====== INFORMATION SUPPLIED
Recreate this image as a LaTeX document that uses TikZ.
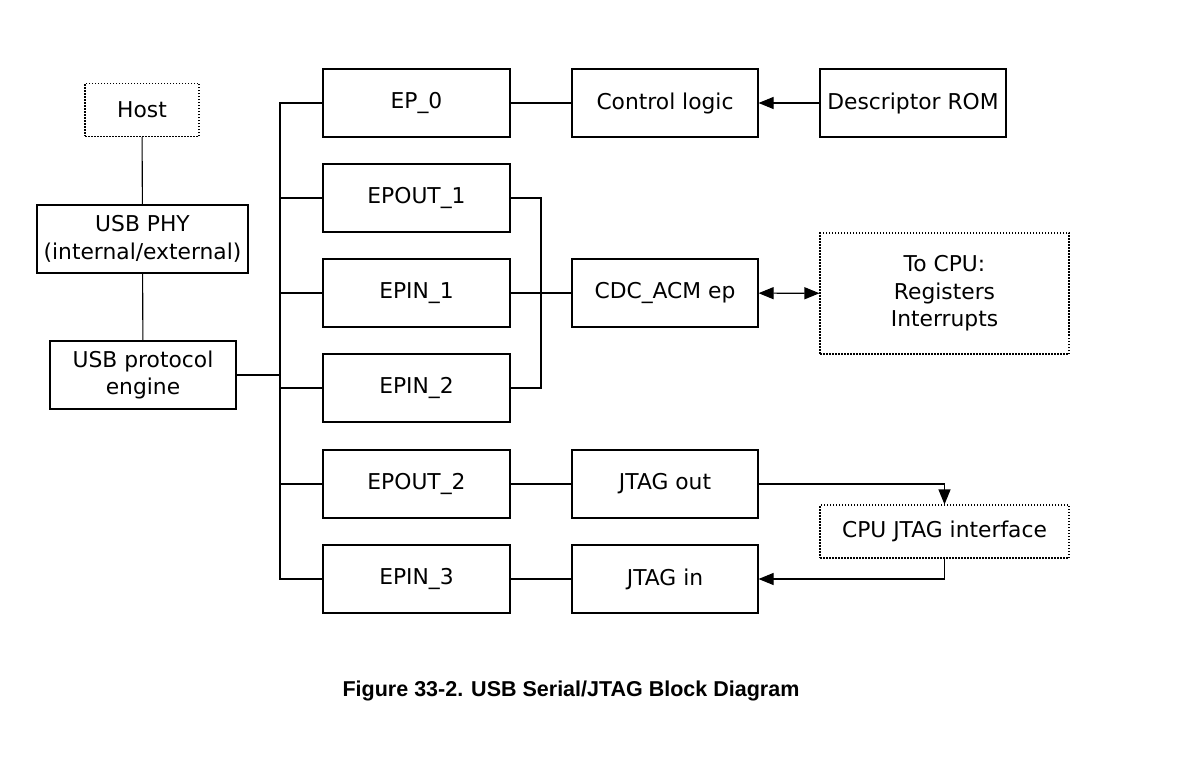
\documentclass[tikz,border=0pt]{standalone}
\usepackage{fontspec}
\setmainfont{DejaVu Sans}
\newfontfamily\capfont{Liberation Sans}
\usetikzlibrary{arrows.meta}
\begin{document}
\begin{tikzpicture}[x=1pt,y=-1pt,
  blk/.style={draw,line width=1.1pt,inner sep=0pt,align=center,font=\fontsize{21.8}{27.5}\selectfont},
  dblk/.style={blk,dash pattern=on 1.5pt off 1.5pt},
  ln/.style={line width=1.1pt},
  arr/.style={ln,-{Triangle[length=15pt,width=12pt]}},
  darr/.style={ln,{Triangle[length=15pt,width=12pt]}-{Triangle[length=15pt,width=12pt]}}]
\useasboundingbox (0,0) rectangle (1204,767);
% left column
\node[dblk,minimum width=114pt,minimum height=53pt] (host) at (142,110) {Host};
\node[blk,minimum width=211pt,minimum height=68pt] (phy) at (142.5,239) {USB PHY\\(internal/external)};
\node[blk,minimum width=186pt,minimum height=68pt] (eng) at (143,375) {USB protocol\\engine};
% endpoints
\foreach \n/\t/\y in {ep0/EP\_0/103, epout1/EPOUT\_1/198, epin1/EPIN\_1/293, epin2/EPIN\_2/388, epout2/EPOUT\_2/484, epin3/EPIN\_3/579}
  \node[blk,minimum width=187pt,minimum height=68pt] (\n) at (416.5,\y) {\t};
% middle column
\node[blk,minimum width=186pt,minimum height=68pt] (ctrl) at (665,103) {Control logic};
\node[blk,minimum width=186pt,minimum height=68pt] (rom) at (913,103) {Descriptor ROM};
\node[blk,minimum width=186pt,minimum height=68pt] (cdc) at (665,293) {CDC\_ACM ep};
\node[blk,minimum width=186pt,minimum height=68pt] (jout) at (665,484) {JTAG out};
\node[blk,minimum width=186pt,minimum height=68pt] (jin) at (665,579) {JTAG in};
\node[dblk,minimum width=249pt,minimum height=121pt] (cpu) at (944.5,293.5) {To CPU:\\Registers\\Interrupts};
\node[dblk,minimum width=249pt,minimum height=53pt] (cjtag) at (944.5,531.5) {CPU JTAG interface};
% bus
\coordinate (bus) at (280,375);
\draw[ln] (host) -- (phy);
\draw[ln] (phy) -- (eng);
\draw[line width=1.6pt] (eng.east) -- (bus);
\draw[ln] (ep0.west) -| (bus) |- (epin3.west);
\foreach \n in {epout1,epin1,epin2,epout2}
  \draw[ln] (\n.west) -- (\n.west -| bus);
% EPOUT_1/EPIN_2 merge
\coordinate (mrg) at (541,293);
\draw[ln] (epout1.east) -| (mrg) |- (epin2.east);
\draw[ln] (epin1.east) -- (cdc.west);
\draw[ln] (ep0) -- (ctrl);
\draw[arr] (rom) -- (ctrl);
\draw[darr] (cdc) -- (cpu);
\draw[ln] (epout2) -- (jout);
\draw[ln] (epin3) -- (jin);
\draw[arr] (jout.east) -| (cjtag.north);
\draw[arr] (cjtag.south) |- (jin.east);
% caption
\node[font=\capfont\bfseries\fontsize{21.5}{24}\selectfont] (cap) at (571,691) {Figure 33-2. USB Serial/JTAG Block Diagram};
\end{tikzpicture}
\end{document}
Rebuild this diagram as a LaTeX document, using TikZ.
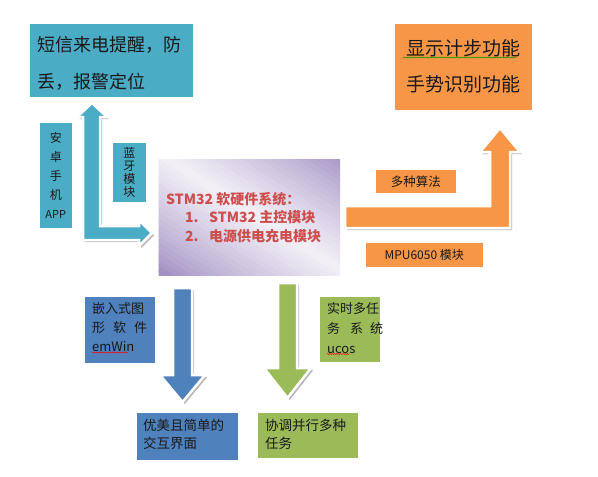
\documentclass[tikz,border=0pt]{standalone}
\usepackage{fontspec}
\setmainfont{Noto Sans CJK SC}
\usetikzlibrary{shadows,decorations.pathmorphing}
\definecolor{teal1}{RGB}{75,172,198}
\definecolor{orange1}{RGB}{247,150,70}
\definecolor{blue1}{RGB}{79,129,189}
\definecolor{green1}{RGB}{155,187,89}
\definecolor{purD}{RGB}{160,140,194}
\definecolor{purL}{RGB}{243,240,247}
\definecolor{redT}{RGB}{205,78,76}
\definecolor{txt}{RGB}{25,25,25}
\tikzset{
  shd/.style={drop shadow={shadow xshift=2.2pt,shadow yshift=-2.2pt,fill=black,opacity=0.28}},
  boxbase/.style={shd, draw=white, line width=2.5pt, anchor=north west, inner sep=0pt, text=txt, align=center},
  tealbox/.style={boxbase, fill=teal1},
  orangebox/.style={boxbase, fill=orange1},
  bluebox/.style={boxbase, fill=blue1},
  greenbox/.style={boxbase, fill=green1},
  purplebox/.style={boxbase, fill=purD},
  blockarrow/.style={shd, draw=white, line width=2.5pt},
  lbl/.style={anchor=west, align=left, inner sep=0pt, text=txt},
  squig/.style={decorate, decoration={snake, amplitude=0.5pt, segment length=2.2pt}, line width=0.45pt},
}
\begin{document}
\begin{tikzpicture}[x=1pt,y=-1pt]
\useasboundingbox[fill=white] (0,0) rectangle (598,477);

% block arrows
\path[blockarrow, fill=teal1] (92,103) -- (107,117) -- (100,117) -- (100,226) -- (139,226) -- (139,220) -- (152,233) -- (139,246) -- (139,240) -- (83,240) -- (83,117) -- (77,117) -- cycle;
\path[blockarrow, fill=orange1] (345,206) -- (490,206) -- (490,152) -- (480,152) -- (500,128) -- (520,152) -- (510,152) -- (510,228) -- (345,228) -- cycle;
\path[blockarrow, fill=blue1] (173,288) -- (192,288) -- (192,375) -- (205,375) -- (182.5,402) -- (160,375) -- (173,375) -- cycle;
\path[blockarrow, fill=green1] (278,283) -- (297,283) -- (297,368) -- (311,368) -- (287.5,398) -- (264,368) -- (278,368) -- cycle;

% boxes
\node[tealbox, minimum width=166pt, minimum height=76pt] (sms) at (27,21) {};
\node[lbl, font=\fontsize{18}{37}\selectfont] (smst) at (37,63.5) {短信来电提醒，防\\丢，报警定位};

\node[tealbox, minimum width=35pt, minimum height=108pt, font=\fontsize{12}{19}\selectfont] (app) at (37,120) {安\\卓\\手\\机\\{\fontsize{11}{19}\selectfont APP}};
\node[tealbox, minimum width=36pt, minimum height=62pt, font=\fontsize{12}{12.8}\selectfont] (bt) at (110,140) {蓝\\牙\\模\\块};

\node[purplebox, minimum width=184pt, minimum height=118pt] (stm) at (156,157) {};
\begin{scope}
  \clip ([shift={(2.5,2.5)}]stm.north west) rectangle ([shift={(-2.5,-2.5)}]stm.south east);
  \foreach \i in {0,...,39}{
    \pgfmathsetmacro\a{-1+\i*0.05}
    \pgfmathsetmacro\b{\a+0.06}
    \pgfmathsetmacro\m{min(abs(\a+0.025-0.05),0.99)}
    \pgfmathsetmacro\pct{100*pow(1-\m,0.8)}
    \fill[purL!\pct!purD] (157+184*\a-184,158-118) -- (157+184*\a+368,158+236) -- (157+184*\b+368,158+236) -- (157+184*\b-184,158-118) -- cycle;
  }
\end{scope}
\node[lbl, text=redT, font=\fontsize{14}{18.5}\selectfont\bfseries] (stmt) at (166,217.5) {STM32 软硬件系统：\\\hspace*{19pt}\makebox[24pt][l]{1.}STM32 主控模块\\\hspace*{19pt}\makebox[24pt][l]{2.}电源供电充电模块};

\node[orangebox, minimum width=140pt, minimum height=89pt, font=\fontsize{19}{36}\selectfont] (disp) at (392,21) {显示计步功能\\手势识别功能};
\node[orangebox, minimum width=83pt, minimum height=26pt, font=\fontsize{12.5}{15}\selectfont] (algo) at (373,167) {多种算法};
\node[orangebox, minimum width=120pt, minimum height=27pt, font=\fontsize{12}{15}\selectfont] (mpu) at (363,240) {MPU6050 模块};

\node[bluebox, minimum width=73pt, minimum height=69pt] (emwin) at (82,294) {};
\node[lbl, font=\fontsize{13}{19}\selectfont] (emwint) at (92,327) {嵌入式图\\形\hspace{8pt}软\hspace{8pt}件\\emWin};
\node[bluebox, minimum width=104pt, minimum height=50pt] (ui) at (134,410) {};
\node[lbl, font=\fontsize{13.5}{18}\selectfont] (uit) at (143,434) {优美且简单的\\交互界面};

\node[greenbox, minimum width=63pt, minimum height=68pt] (ucos) at (317,294) {};
\node[lbl, font=\fontsize{13}{20}\selectfont] (ucost) at (327,328) {实时多任\\务\hspace{10pt}系\hspace{7pt}统\\ucos};
\node[greenbox, minimum width=103pt, minimum height=48pt] (task) at (255,410) {};
\node[lbl, font=\fontsize{13.5}{18}\selectfont] (taskt) at (265,434) {协调并行多种\\任务};

% spell-check squiggles
\draw[squig, red] (92,352.5) -- (128,352.5);
\draw[squig, red] (327,354) -- (350,354);
\draw[squig, green!60!black] (403,57.5) -- (516,57.5);
\end{tikzpicture}
\end{document}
============
§ **DIRECTIVE**
Nothing but the lines from the one containing "Rebuild this diagram" through the one containing "(0,0) rectangle (598,477);" should appear in your copy, exactly as written and without pictures.

§ **PROBLEM SOLUTION**
Rebuild this diagram as a LaTeX document, using TikZ.
\documentclass[tikz,border=0pt]{standalone}
\usepackage{fontspec}
\setmainfont{Noto Sans CJK SC}
\usetikzlibrary{shadows,decorations.pathmorphing}
\definecolor{teal1}{RGB}{75,172,198}
\definecolor{orange1}{RGB}{247,150,70}
\definecolor{blue1}{RGB}{79,129,189}
\definecolor{green1}{RGB}{155,187,89}
\definecolor{purD}{RGB}{160,140,194}
\definecolor{purL}{RGB}{243,240,247}
\definecolor{redT}{RGB}{205,78,76}
\definecolor{txt}{RGB}{25,25,25}
\tikzset{
  shd/.style={drop shadow={shadow xshift=2.2pt,shadow yshift=-2.2pt,fill=black,opacity=0.28}},
  boxbase/.style={shd, draw=white, line width=2.5pt, anchor=north west, inner sep=0pt, text=txt, align=center},
  tealbox/.style={boxbase, fill=teal1},
  orangebox/.style={boxbase, fill=orange1},
  bluebox/.style={boxbase, fill=blue1},
  greenbox/.style={boxbase, fill=green1},
  purplebox/.style={boxbase, fill=purD},
  blockarrow/.style={shd, draw=white, line width=2.5pt},
  lbl/.style={anchor=west, align=left, inner sep=0pt, text=txt},
  squig/.style={decorate, decoration={snake, amplitude=0.5pt, segment length=2.2pt}, line width=0.45pt},
}
\begin{document}
\begin{tikzpicture}[x=1pt,y=-1pt]
\useasboundingbox[fill=white] (0,0) rectangle (598,477);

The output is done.